Written task |
Line by line, repeat the data below exactly, beginning at the first line and ending at the line with "(14,132) -- (155,132)". Omit pictures.

# # # # #

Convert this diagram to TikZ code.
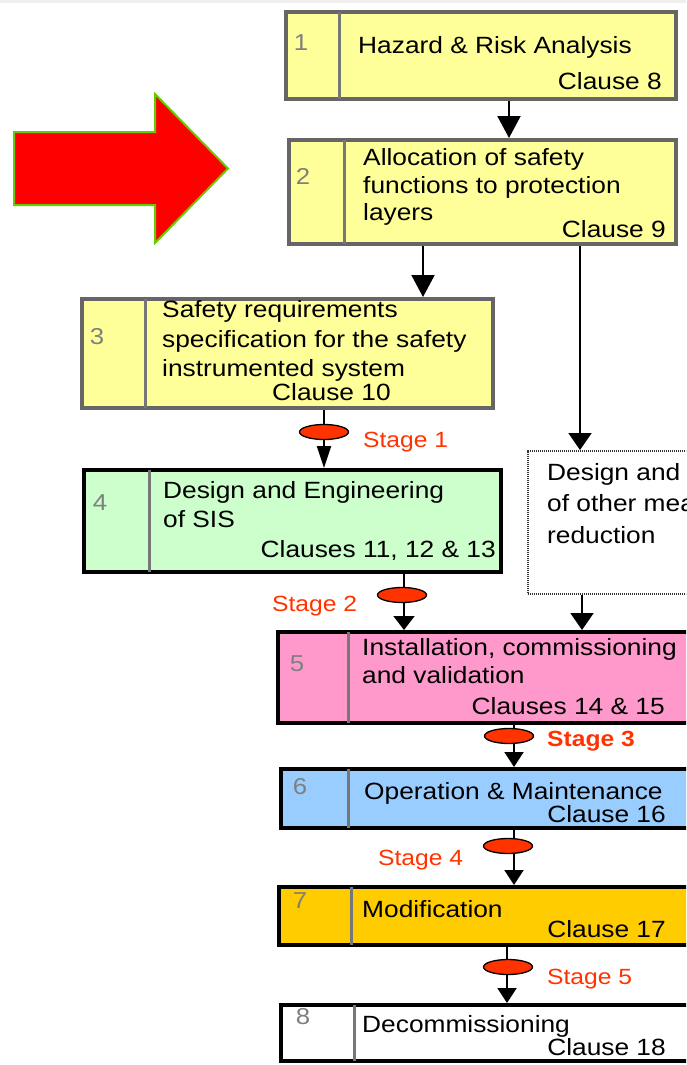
\documentclass[tikz,border=0pt]{standalone}
\usepackage{fontspec}
\setmainfont{Liberation Sans}[FakeStretch=1.12]
\usetikzlibrary{arrows.meta,shapes.geometric}
\definecolor{lyellow}{HTML}{FFFF99}
\definecolor{lgreen}{HTML}{CCFFCC}
\definecolor{lpink}{HTML}{FF99CC}
\definecolor{lblue}{HTML}{99CCFF}
\definecolor{lgold}{HTML}{FFCC00}
\definecolor{boxgray}{HTML}{666666}
\definecolor{divgray}{HTML}{777777}
\definecolor{numgray}{HTML}{7F7F7F}
\definecolor{stagered}{HTML}{FF3300}
\definecolor{bigred}{HTML}{FF0000}
\definecolor{arrowgreen}{HTML}{66CC00}
\definecolor{topgray}{HTML}{EFEFEF}
\begin{document}
\begin{tikzpicture}[x=1pt,y=-1pt,
  gbox/.style={draw=boxgray, line width=4pt, fill=lyellow, rectangle, anchor=north west, inner sep=0pt},
  kbox/.style={draw=black, line width=4pt, rectangle, anchor=north west, inner sep=0pt},
  dbox/.style={draw=black!80, line width=1.5pt, dash pattern=on 1.2pt off 0.8pt, rectangle, anchor=north west, inner sep=0pt, fill=white},
  divline/.style={draw=divgray, line width=3pt},
  arr/.style={draw=black, line width=2pt, -{Triangle[width=23pt,length=22pt]}},
  sarr/.style={draw=black, line width=2pt, -{Triangle[width=19pt,length=15pt]}},
  narr/.style={draw=black, line width=2pt, -{Triangle[width=14pt,length=22pt]}},
  stageell/.style={ellipse, draw=black, line width=1.3pt, fill=stagered, minimum width=49pt, minimum height=15pt, inner sep=0pt},
  t/.style={font=\fontsize{23.5}{28}\selectfont, inner sep=0pt, anchor=base west},
  tr/.style={t, anchor=base east},
  num/.style={font=\fontsize{23}{28}\selectfont, text=numgray, inner sep=0pt},
  stg/.style={font=\fontsize{22}{26}\selectfont, text=stagered, inner sep=0pt, anchor=base west}
]
\useasboundingbox (0,0) rectangle (686,1065);
\clip (0,0) rectangle (686,1065);
\fill[topgray] (0,0) rectangle (686,3);

% big arrow
\draw[fill=bigred, draw=arrowgreen, line width=2pt, line join=miter]
  (14,132) -- (155,132) -- (155,94) -- (228,168.5) -- (155,243) -- (155,205) -- (14,205) -- cycle;

% boxes
\node[gbox, minimum width=390pt, minimum height=87pt] (b1) at (284,10) {};
\node[gbox, minimum width=387pt, minimum height=104pt] (b2) at (287,138) {};
\node[gbox, minimum width=411pt, minimum height=109pt] (b3) at (80,297) {};
\node[kbox, fill=lgreen, minimum width=417pt, minimum height=102pt] (b4) at (82,468) {};
\node[dbox, minimum width=200pt, minimum height=143pt] (bd) at (527,450) {};
\node[kbox, fill=lpink, minimum width=430pt, minimum height=91pt] (b5) at (276,630) {};
\node[kbox, fill=lblue, minimum width=430pt, minimum height=59pt] (b6) at (279,767) {};
\node[kbox, fill=lgold, minimum width=430pt, minimum height=58pt] (b7) at (277,885) {};
\node[kbox, fill=white, minimum width=430pt, minimum height=56pt] (b8) at (279,1003) {};

% dividers
\coordinate (d1) at (339,0);
\coordinate (d2) at (344,0);
\coordinate (d3) at (145,0);
\coordinate (d4) at (149,0);
\coordinate (d5) at (348,0);
\coordinate (d6) at (348,0);
\coordinate (d7) at (351,0);
\coordinate (d8) at (354,0);
\draw[divline] ([yshift=-2pt]b1.north -| d1) -- ([yshift=2pt]b1.south -| d1);
\draw[divline] ([yshift=-2pt]b2.north -| d2) -- ([yshift=2pt]b2.south -| d2);
\draw[divline] ([yshift=-2pt]b3.north -| d3) -- ([yshift=2pt]b3.south -| d3);
\draw[divline] ([yshift=-2pt]b4.north -| d4) -- ([yshift=2pt]b4.south -| d4);
\draw[divline] ([yshift=-2pt]b5.north -| d5) -- ([yshift=2pt]b5.south -| d5);
\draw[divline] ([yshift=-2pt]b6.north -| d6) -- ([yshift=2pt]b6.south -| d6);
\draw[divline] ([yshift=-2pt]b7.north -| d7) -- ([yshift=2pt]b7.south -| d7);
\draw[divline] ([yshift=-2pt]b8.north -| d8) -- ([yshift=2pt]b8.south -| d8);

% connector x positions
\coordinate (c12) at (509,0);
\coordinate (c23) at (423,0);
\coordinate (c2d) at (580,0);
\coordinate (c34) at (324,0);
\coordinate (c45) at (404,0);
\coordinate (cd5) at (582,0);
\coordinate (c56) at (514,0);
\coordinate (c67) at (514,0);
\coordinate (c78) at (507,0);

\draw[arr] (b1.south -| c12) -- (b2.north -| c12);
\draw[arr] (b2.south -| c23) -- (b3.north -| c23);
\draw[sarr, -{Triangle[width=23pt,length=17pt]}] (b2.south -| c2d) -- (bd.north -| c2d);
\draw[narr] (b3.south -| c34) -- (b4.north -| c34);
\draw[sarr, -{Triangle[width=21pt,length=14pt]}] (b4.south -| c45) -- (b5.north -| c45);
\draw[sarr, -{Triangle[width=23pt,length=17pt]}] (bd.south -| cd5) -- (b5.north -| cd5);
\draw[sarr] (b5.south -| c56) -- (b6.north -| c56);
\draw[sarr] (b6.south -| c67) -- (b7.north -| c67);
\draw[sarr] (b7.south -| c78) -- (b8.north -| c78);

% stage ellipses
\node[stageell] (e1) at (324,432) {};
\node[stageell] (e2) at (402,595) {};
\node[stageell] (e3) at (509,736) {};
\node[stageell] (e4) at (508,846) {};
\node[stageell] (e5) at (508,967) {};

% stage labels
\node[stg] (s1) at (363,447) {Stage 1};
\node[stg] (s2) at (272,611) {Stage 2};
\node[stg, font=\fontsize{22}{26}\selectfont\bfseries] (s3) at (547,746) {Stage 3};
\node[stg] (s4) at (378,865) {Stage 4};
\node[stg] (s5) at (547,984) {Stage 5};

% numbers
\node[num] (n1) at (301,43) {1};
\node[num] (n2) at (303,176) {2};
\node[num] (n3) at (97,337) {3};
\node[num] (n4) at (100,503) {4};
\node[num] (n5) at (297,664) {5};
\node[num] (n6) at (300,787) {6};
\node[num] (n7) at (300,901) {7};
\node[num] (n8) at (303,1017) {8};

% texts
\node[t] (t1a) at (358,53) {Hazard \& Risk Analysis};
\node[tr] (t1c) at (662,89) {Clause 8};

\node[t] (t2a) at (363,165) {Allocation of safety};
\node[t] (t2b) at (363,193) {functions to protection};
\node[t] (t2c) at (363,220) {layers};
\node[tr] (t2d) at (666,237) {Clause 9};

\node[t] (t3a) at (162,317) {Safety requirements};
\node[t] (t3b) at (162,347) {specification for the safety};
\node[t] (t3c) at (162,376) {instrumented system};
\node[t] (t3d) at (272,400) {Clause 10};

\node[t] (t4a) at (163,498) {Design and Engineering};
\node[t] (t4b) at (163,527) {of SIS};
\node[tr] (t4c) at (496,557) {Clauses 11, 12 \& 13};

\node[t] (tda) at (547,480) {Design and};
\node[t] (tdb) at (547,511) {of other mea};
\node[t] (tdc) at (547,543) {reduction};

\node[t] (t5a) at (362,655) {Installation, commissioning};
\node[t] (t5b) at (362,683) {and validation};
\node[tr] (t5c) at (665,714) {Clauses 14 \& 15};

\node[t] (t6a) at (364,799) {Operation \& Maintenance};
\node[tr] (t6b) at (666,822) {Clause 16};

\node[t] (t7a) at (362,917) {Modification};
\node[tr] (t7b) at (666,937) {Clause 17};

\node[t] (t8a) at (362,1032) {Decommissioning};
\node[tr] (t8b) at (666,1055) {Clause 18};
\end{tikzpicture}
\end{document}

# # # # #

Answer for the task |
Convert this diagram to TikZ code.
\documentclass[tikz,border=0pt]{standalone}
\usepackage{fontspec}
\setmainfont{Liberation Sans}[FakeStretch=1.12]
\usetikzlibrary{arrows.meta,shapes.geometric}
\definecolor{lyellow}{HTML}{FFFF99}
\definecolor{lgreen}{HTML}{CCFFCC}
\definecolor{lpink}{HTML}{FF99CC}
\definecolor{lblue}{HTML}{99CCFF}
\definecolor{lgold}{HTML}{FFCC00}
\definecolor{boxgray}{HTML}{666666}
\definecolor{divgray}{HTML}{777777}
\definecolor{numgray}{HTML}{7F7F7F}
\definecolor{stagered}{HTML}{FF3300}
\definecolor{bigred}{HTML}{FF0000}
\definecolor{arrowgreen}{HTML}{66CC00}
\definecolor{topgray}{HTML}{EFEFEF}
\begin{document}
\begin{tikzpicture}[x=1pt,y=-1pt,
  gbox/.style={draw=boxgray, line width=4pt, fill=lyellow, rectangle, anchor=north west, inner sep=0pt},
  kbox/.style={draw=black, line width=4pt, rectangle, anchor=north west, inner sep=0pt},
  dbox/.style={draw=black!80, line width=1.5pt, dash pattern=on 1.2pt off 0.8pt, rectangle, anchor=north west, inner sep=0pt, fill=white},
  divline/.style={draw=divgray, line width=3pt},
  arr/.style={draw=black, line width=2pt, -{Triangle[width=23pt,length=22pt]}},
  sarr/.style={draw=black, line width=2pt, -{Triangle[width=19pt,length=15pt]}},
  narr/.style={draw=black, line width=2pt, -{Triangle[width=14pt,length=22pt]}},
  stageell/.style={ellipse, draw=black, line width=1.3pt, fill=stagered, minimum width=49pt, minimum height=15pt, inner sep=0pt},
  t/.style={font=\fontsize{23.5}{28}\selectfont, inner sep=0pt, anchor=base west},
  tr/.style={t, anchor=base east},
  num/.style={font=\fontsize{23}{28}\selectfont, text=numgray, inner sep=0pt},
  stg/.style={font=\fontsize{22}{26}\selectfont, text=stagered, inner sep=0pt, anchor=base west}
]
\useasboundingbox (0,0) rectangle (686,1065);
\clip (0,0) rectangle (686,1065);
\fill[topgray] (0,0) rectangle (686,3);

% big arrow
\draw[fill=bigred, draw=arrowgreen, line width=2pt, line join=miter]
  (14,132) -- (155,132) -- (155,94) -- (228,168.5) -- (155,243) -- (155,205) -- (14,205) -- cycle;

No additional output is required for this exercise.